┌─ Dataset content

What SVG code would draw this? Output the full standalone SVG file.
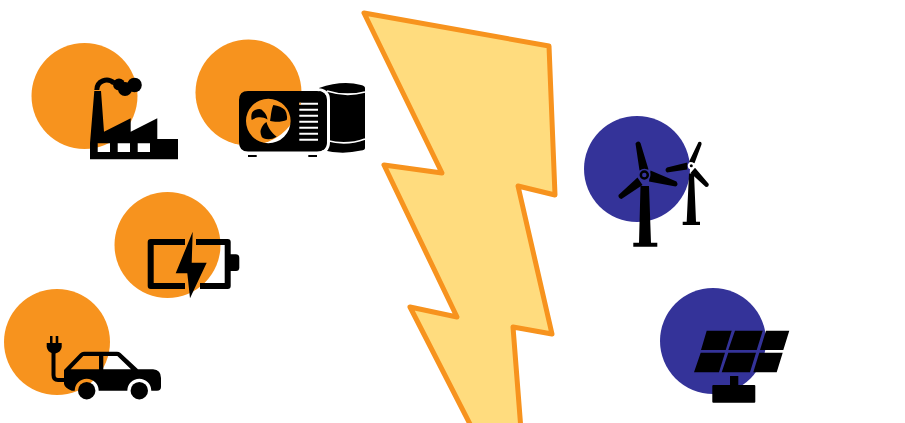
<svg xmlns="http://www.w3.org/2000/svg" width="905" height="423" viewBox="0 0 905 423">
<style>
.o{fill:#f7931e}.b{fill:#343399}.k{fill:#000}
</style>
<rect width="905" height="423" fill="#fff"/>
<g id="lightning"><path d="M364 13L549 46L555 195L518 186L552 334L513 327L521 430L473 430L410 307L457 317L384 165L442 173Z" fill="#ffdc7e" stroke="#f7931e" stroke-width="5" stroke-linejoin="round"/></g>
<g id="factory">
<circle class="o" cx="84.500" cy="96" r="53"/>
<path class="k" fill-rule="evenodd" d="M94.300 91H101L104 131.700L130.700 118.300V131.700L157.300 118.300V139H178V159.300H90V143ZM97.700 143.300V152H110V143.300ZM117.700 143.300V152H130V143.300ZM137.700 143.300V152H150V143.300Z"/>
<path d="M96.800 90C97 81 107 77 114 83" fill="none" stroke="#000" stroke-width="5"/>
<circle class="k" cx="119" cy="84.500" r="6"/><circle class="k" cx="125" cy="89" r="7"/><circle class="k" cx="134.500" cy="85" r="7.300"/>
</g>
<g id="heatpump">
<circle class="o" cx="248.500" cy="92.500" r="53"/>
<path class="k" d="M319 88Q342 80 361 85Q365 86 365 88V148Q365 150 361 150.500Q342 155 322 150Z"/>
<path d="M327 91Q346 97 365 92M327 140.500Q346 146 365 139" fill="none" stroke="#fff" stroke-width="1.800"/>
<path d="M316 89.500Q328.500 89.500 328.500 100V142Q328.500 153 316 153" fill="none" stroke="#fff" stroke-width="3"/>
<path class="k" fill-rule="evenodd" d="M248 91H317Q326.500 91 326.500 100V142Q326.500 151.500 317 151.500H248Q239 151.500 239 142V100Q239 91 248 91ZM268.300 98.700A22.300 22.300 0 1 0 268.301 143.300A22.300 22.300 0 1 0 268.300 98.700Z"/>
<path d="M299.300 102.700H318v2h-18.700zM299.300 108.700H318v2h-18.700zM299.300 114.700H318v2h-18.700zM299.300 120.700H318v2h-18.700zM299.300 126.700H318v2h-18.700zM299.300 132.700H318v2h-18.700zM299.300 138.700H318v2h-18.700z" fill="#fff"/>
<rect class="o" x="299.300" y="102.700" width="1.500" height="2"/>
<path class="k" d="M251.700 120C250.500 115 252 111 255 110Q261 107.500 263 111C265.500 113 267 116 267.500 119.500C262 116 256 117 251.700 120ZM273.300 105Q281 106 285 110Q288 115 286.700 120C282 122 275 122.500 270 120.700C271 117 271 110 273.300 105ZM260.700 130C262 126 264 123.500 266.500 122C268 128 272 133 276.700 136.700Q272 139.500 268.300 139.300Q263 139 261.700 136.700Q260 133 260.700 130Z"/>
<rect class="k" x="248" y="155" width="8.700" height="2"/><rect class="k" x="308.300" y="155" width="8.700" height="2"/>
</g>
<g id="battery">
<circle class="o" cx="167.500" cy="245" r="53"/>
<path d="M185 242H150.700V286H185M196 242H227.700V286H200" fill="none" stroke="#000" stroke-width="6" stroke-linejoin="round"/>
<path class="k" d="M230 254.300H236Q239.300 254.300 239.300 258V267.500Q239.300 271 236 271H230Z"/>
<path class="k" d="M192.700 231.700L175.700 273.300H187.300L190 298.300L206.700 262.700H191.700Z"/>
</g>
<g id="car">
<circle class="o" cx="57" cy="342" r="53"/>
<path class="k" d="M50 336H52.500V343H50ZM55.700 336H58.300V343H55.700ZM46.700 343H61.700V347Q61 352 55.500 353.500H53Q47.500 352 46.700 347Z"/>
<path d="M53.500 352V375Q53.500 380 58 380H66" fill="none" stroke="#000" stroke-width="4"/>
<path class="k" fill-rule="evenodd" d="M64 370L80 353.500Q81.700 351.700 84 351.700H117Q119 351.700 120.500 353L138 369.300H153Q161 370 161 378V387Q161 390.700 157 390.700H151.300A12 12 0 0 0 127.300 390.700H98.700A12 12 0 0 0 74.700 390.700H71.700Q65 388 64 384ZM70.700 369.300L83.300 356H99V369.300ZM103.300 369.300V356H117.300L131 369.300Z"/>
<circle class="k" cx="86.700" cy="390.700" r="8.700"/><circle class="k" cx="139.300" cy="390.700" r="8.700"/>
</g>
<g id="wind">
<circle class="b" cx="637" cy="169" r="53"/>
<path class="k" d="M640.500 186H649L651 242.700H657.300V246.700H633.300V242.700H639Z"/>
<path class="k" d="M635.500 143.500Q638 140 640.500 143L648.500 169.500L639.500 170.500ZM650.500 170.500L676.500 181.500Q679 185 675.500 186.500L649 181.500ZM637.500 177.500L642.500 185L621.500 199Q618 198 618.500 195Z"/>
<circle cx="644.300" cy="175" r="5.200" fill="none" stroke="#343399" stroke-width="2"/><circle cx="644.300" cy="175" r="3.500" fill="none" stroke="#000" stroke-width="2.500"/>
<path class="k" d="M689 173.500H694L696 221.700H700V225H682.700V221.700H686.700Z"/>
<path class="k" d="M698.500 142Q702 141 701.500 144.500L694.500 163.300L689 161.700ZM687.300 162.500V169.500L667 172.500Q664 170 667 167.500ZM695 167.800L708.800 184Q708.800 187.500 705.500 186.800L690.500 173Z"/>
<circle cx="691.300" cy="165.700" r="3.500" fill="#fff"/><circle class="k" cx="691.300" cy="165.700" r="1.500"/>
</g>
<g id="solar">
<circle class="b" cx="713" cy="341" r="53"/>
<path class="k" d="M706.700 330.700H731.700L725.700 350H701ZM735 330.700H762.700L756.700 350H728.300ZM766 330.700H789.300L783.300 350H760ZM700.700 352.700H725L719 372.300H694ZM728.300 352.700H756L750 372.300H721.700ZM759.300 352.700H782.700L776.700 372.300H753.300Z"/>
<rect class="k" x="730" y="376" width="8.300" height="10"/>
<rect class="k" x="712.300" y="385" width="43" height="17.700" rx="1"/>
</g>
</svg>
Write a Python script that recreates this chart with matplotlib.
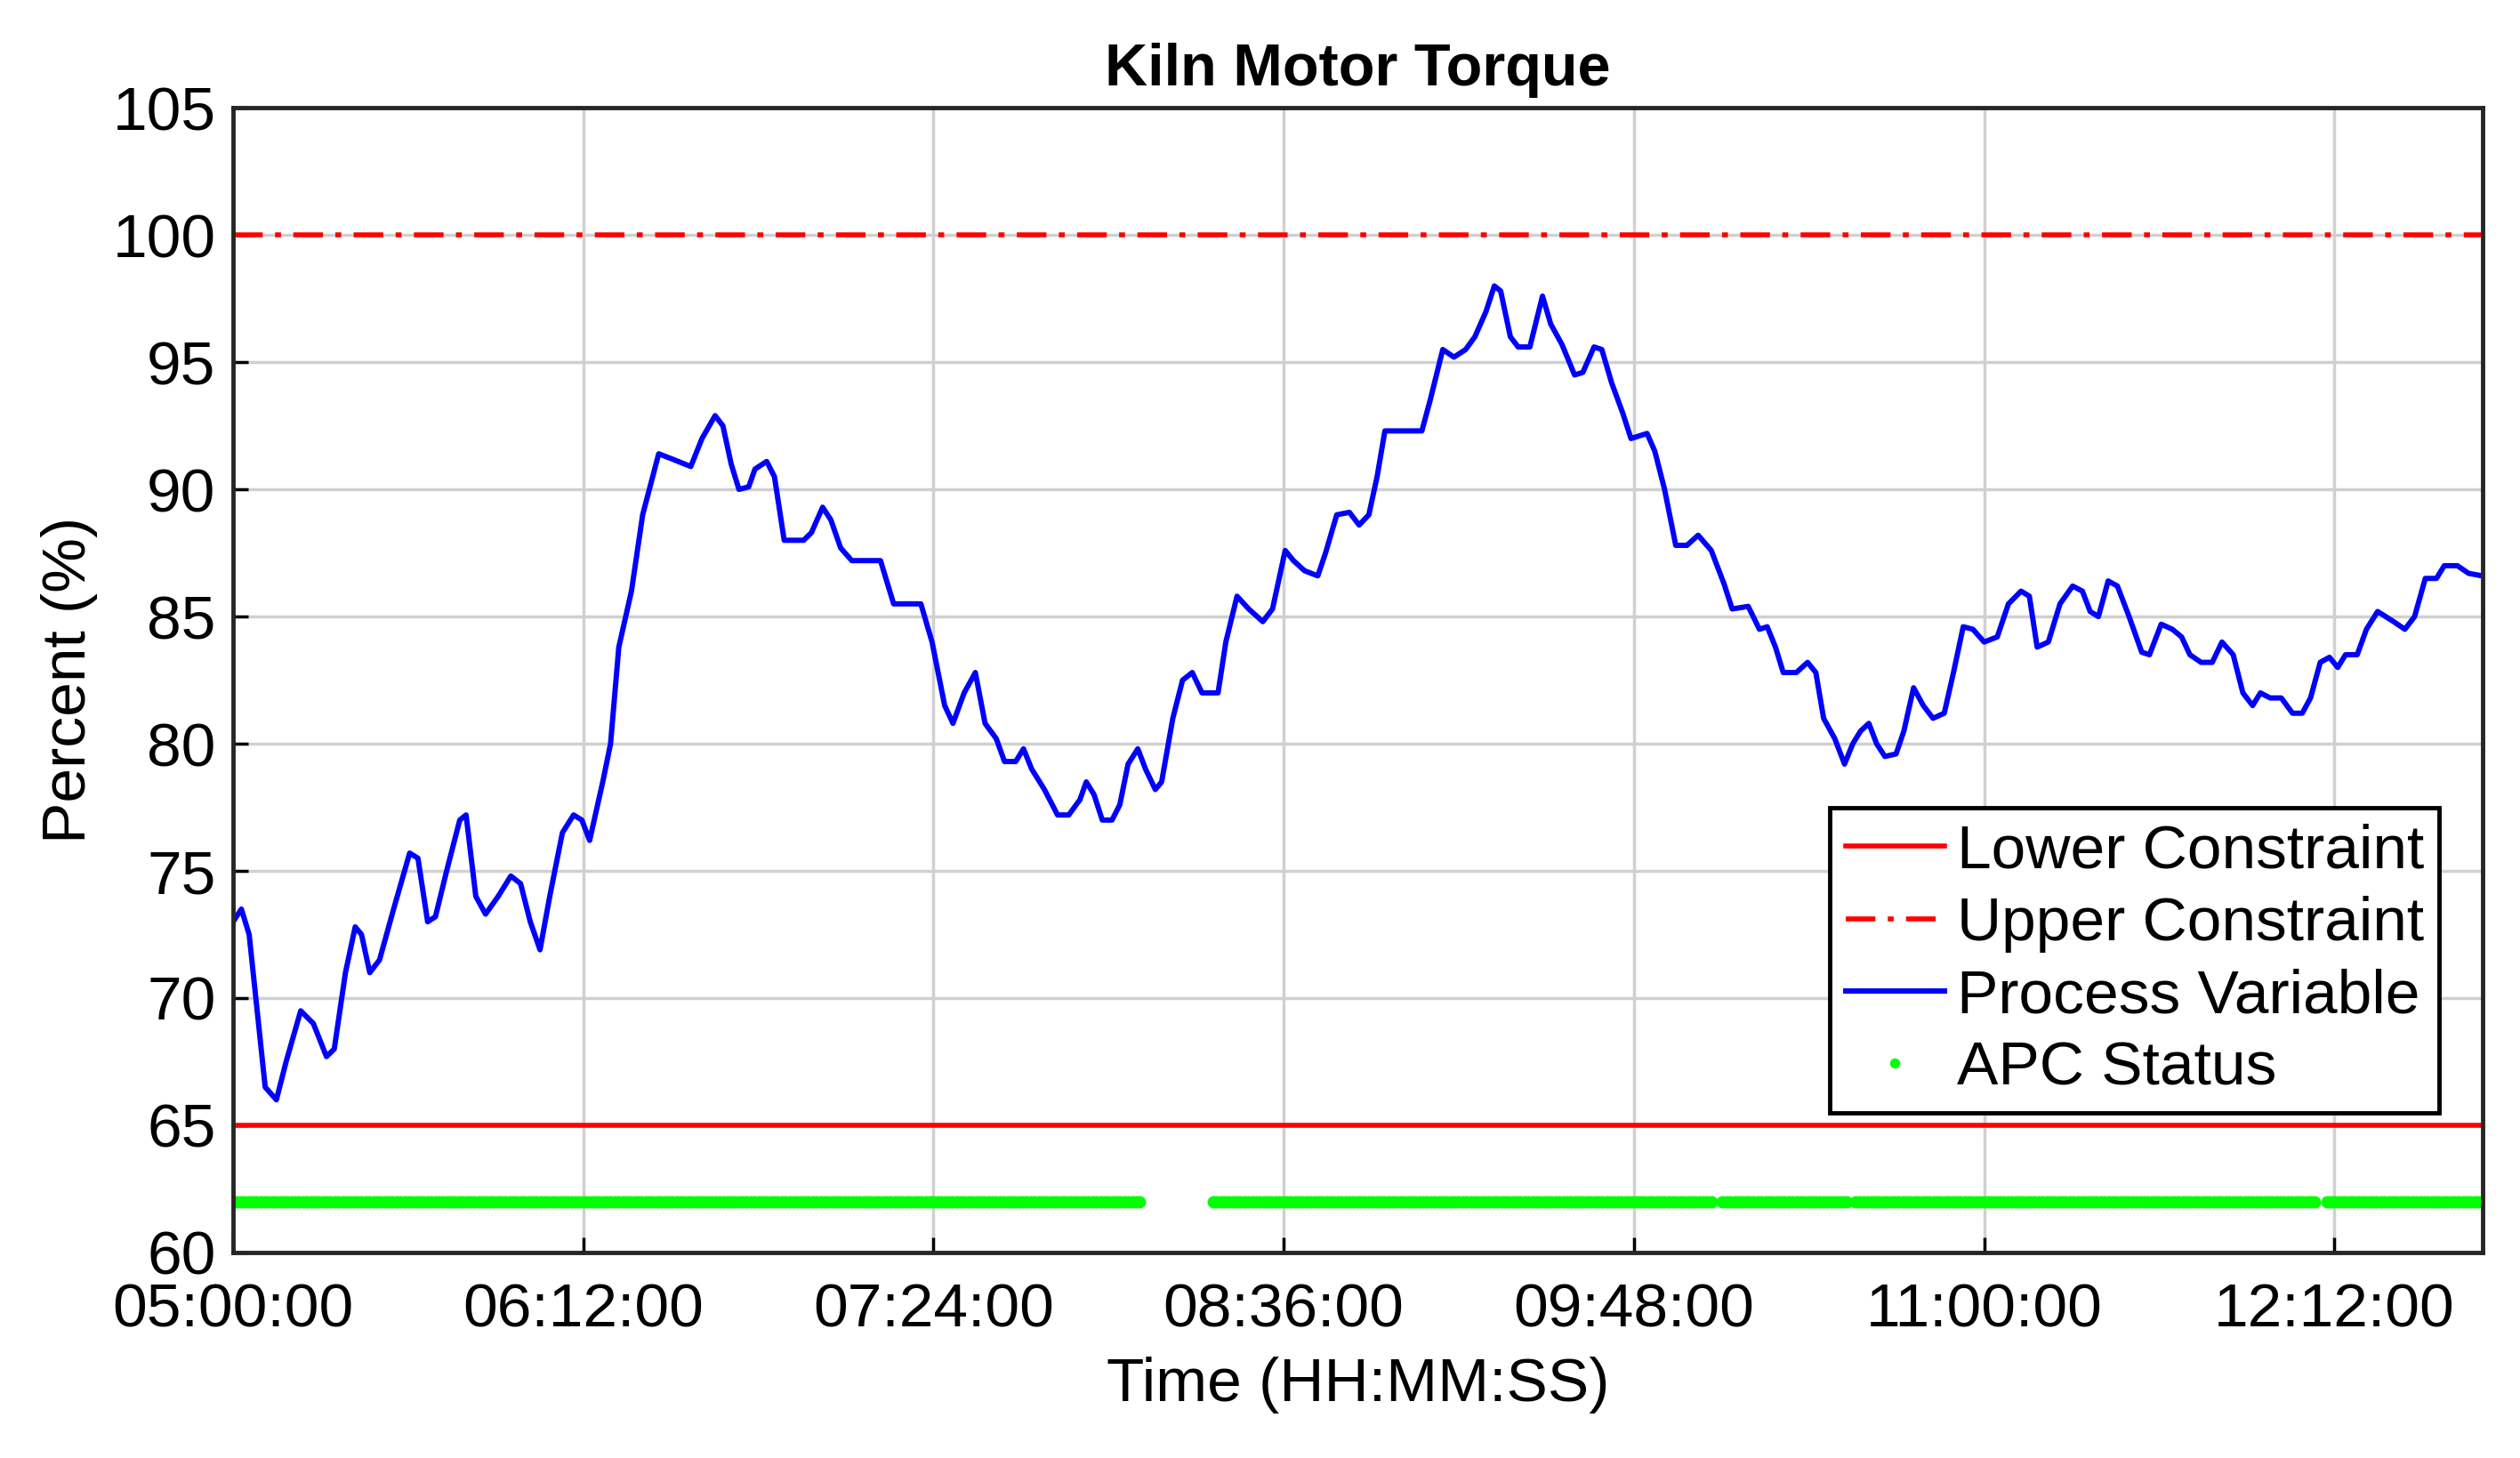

└─

Exercise prompt: Set the data above down again exactly as given, with no pictures.

Response to the exercise:
What SVG code would draw this? Output the full standalone SVG file.
<svg xmlns="http://www.w3.org/2000/svg" width="905" height="423" viewBox="0 0 905 423">
<style>
.o{fill:#f7931e}.b{fill:#343399}.k{fill:#000}
</style>
<rect width="905" height="423" fill="#fff"/>
<g id="lightning"><path d="M364 13L549 46L555 195L518 186L552 334L513 327L521 430L473 430L410 307L457 317L384 165L442 173Z" fill="#ffdc7e" stroke="#f7931e" stroke-width="5" stroke-linejoin="round"/></g>
<g id="factory">
<circle class="o" cx="84.500" cy="96" r="53"/>
<path class="k" fill-rule="evenodd" d="M94.300 91H101L104 131.700L130.700 118.300V131.700L157.300 118.300V139H178V159.300H90V143ZM97.700 143.300V152H110V143.300ZM117.700 143.300V152H130V143.300ZM137.700 143.300V152H150V143.300Z"/>
<path d="M96.800 90C97 81 107 77 114 83" fill="none" stroke="#000" stroke-width="5"/>
<circle class="k" cx="119" cy="84.500" r="6"/><circle class="k" cx="125" cy="89" r="7"/><circle class="k" cx="134.500" cy="85" r="7.300"/>
</g>
<g id="heatpump">
<circle class="o" cx="248.500" cy="92.500" r="53"/>
<path class="k" d="M319 88Q342 80 361 85Q365 86 365 88V148Q365 150 361 150.500Q342 155 322 150Z"/>
<path d="M327 91Q346 97 365 92M327 140.500Q346 146 365 139" fill="none" stroke="#fff" stroke-width="1.800"/>
<path d="M316 89.500Q328.500 89.500 328.500 100V142Q328.500 153 316 153" fill="none" stroke="#fff" stroke-width="3"/>
<path class="k" fill-rule="evenodd" d="M248 91H317Q326.500 91 326.500 100V142Q326.500 151.500 317 151.500H248Q239 151.500 239 142V100Q239 91 248 91ZM268.300 98.700A22.300 22.300 0 1 0 268.301 143.300A22.300 22.300 0 1 0 268.300 98.700Z"/>
<path d="M299.300 102.700H318v2h-18.700zM299.300 108.700H318v2h-18.700zM299.300 114.700H318v2h-18.700zM299.300 120.700H318v2h-18.700zM299.300 126.700H318v2h-18.700zM299.300 132.700H318v2h-18.700zM299.300 138.700H318v2h-18.700z" fill="#fff"/>
<rect class="o" x="299.300" y="102.700" width="1.500" height="2"/>
<path class="k" d="M251.700 120C250.500 115 252 111 255 110Q261 107.500 263 111C265.500 113 267 116 267.500 119.500C262 116 256 117 251.700 120ZM273.300 105Q281 106 285 110Q288 115 286.700 120C282 122 275 122.500 270 120.700C271 117 271 110 273.300 105ZM260.700 130C262 126 264 123.500 266.500 122C268 128 272 133 276.700 136.700Q272 139.500 268.300 139.300Q263 139 261.700 136.700Q260 133 260.700 130Z"/>
<rect class="k" x="248" y="155" width="8.700" height="2"/><rect class="k" x="308.300" y="155" width="8.700" height="2"/>
</g>
<g id="battery">
<circle class="o" cx="167.500" cy="245" r="53"/>
<path d="M185 242H150.700V286H185M196 242H227.700V286H200" fill="none" stroke="#000" stroke-width="6" stroke-linejoin="round"/>
<path class="k" d="M230 254.300H236Q239.300 254.300 239.300 258V267.500Q239.300 271 236 271H230Z"/>
<path class="k" d="M192.700 231.700L175.700 273.300H187.300L190 298.300L206.700 262.700H191.700Z"/>
</g>
<g id="car">
<circle class="o" cx="57" cy="342" r="53"/>
<path class="k" d="M50 336H52.500V343H50ZM55.700 336H58.300V343H55.700ZM46.700 343H61.700V347Q61 352 55.500 353.500H53Q47.500 352 46.700 347Z"/>
<path d="M53.500 352V375Q53.500 380 58 380H66" fill="none" stroke="#000" stroke-width="4"/>
<path class="k" fill-rule="evenodd" d="M64 370L80 353.500Q81.700 351.700 84 351.700H117Q119 351.700 120.500 353L138 369.300H153Q161 370 161 378V387Q161 390.700 157 390.700H151.300A12 12 0 0 0 127.300 390.700H98.700A12 12 0 0 0 74.700 390.700H71.700Q65 388 64 384ZM70.700 369.300L83.300 356H99V369.300ZM103.300 369.300V356H117.300L131 369.300Z"/>
<circle class="k" cx="86.700" cy="390.700" r="8.700"/><circle class="k" cx="139.300" cy="390.700" r="8.700"/>
</g>
<g id="wind">
<circle class="b" cx="637" cy="169" r="53"/>
<path class="k" d="M640.500 186H649L651 242.700H657.300V246.700H633.300V242.700H639Z"/>
<path class="k" d="M635.500 143.500Q638 140 640.500 143L648.500 169.500L639.500 170.500ZM650.500 170.500L676.500 181.500Q679 185 675.500 186.500L649 181.500ZM637.500 177.500L642.500 185L621.500 199Q618 198 618.500 195Z"/>
<circle cx="644.300" cy="175" r="5.200" fill="none" stroke="#343399" stroke-width="2"/><circle cx="644.300" cy="175" r="3.500" fill="none" stroke="#000" stroke-width="2.500"/>
<path class="k" d="M689 173.500H694L696 221.700H700V225H682.700V221.700H686.700Z"/>
<path class="k" d="M698.500 142Q702 141 701.500 144.500L694.500 163.300L689 161.700ZM687.300 162.500V169.500L667 172.500Q664 170 667 167.500ZM695 167.800L708.800 184Q708.800 187.500 705.500 186.800L690.500 173Z"/>
<circle cx="691.300" cy="165.700" r="3.500" fill="#fff"/><circle class="k" cx="691.300" cy="165.700" r="1.500"/>
</g>
<g id="solar">
<circle class="b" cx="713" cy="341" r="53"/>
<path class="k" d="M706.700 330.700H731.700L725.700 350H701ZM735 330.700H762.700L756.700 350H728.300ZM766 330.700H789.300L783.300 350H760ZM700.700 352.700H725L719 372.300H694ZM728.300 352.700H756L750 372.300H721.700ZM759.300 352.700H782.700L776.700 372.300H753.300Z"/>
<rect class="k" x="730" y="376" width="8.300" height="10"/>
<rect class="k" x="712.300" y="385" width="43" height="17.700" rx="1"/>
</g>
</svg>
Write a Python script that recreates this chart with matplotlib.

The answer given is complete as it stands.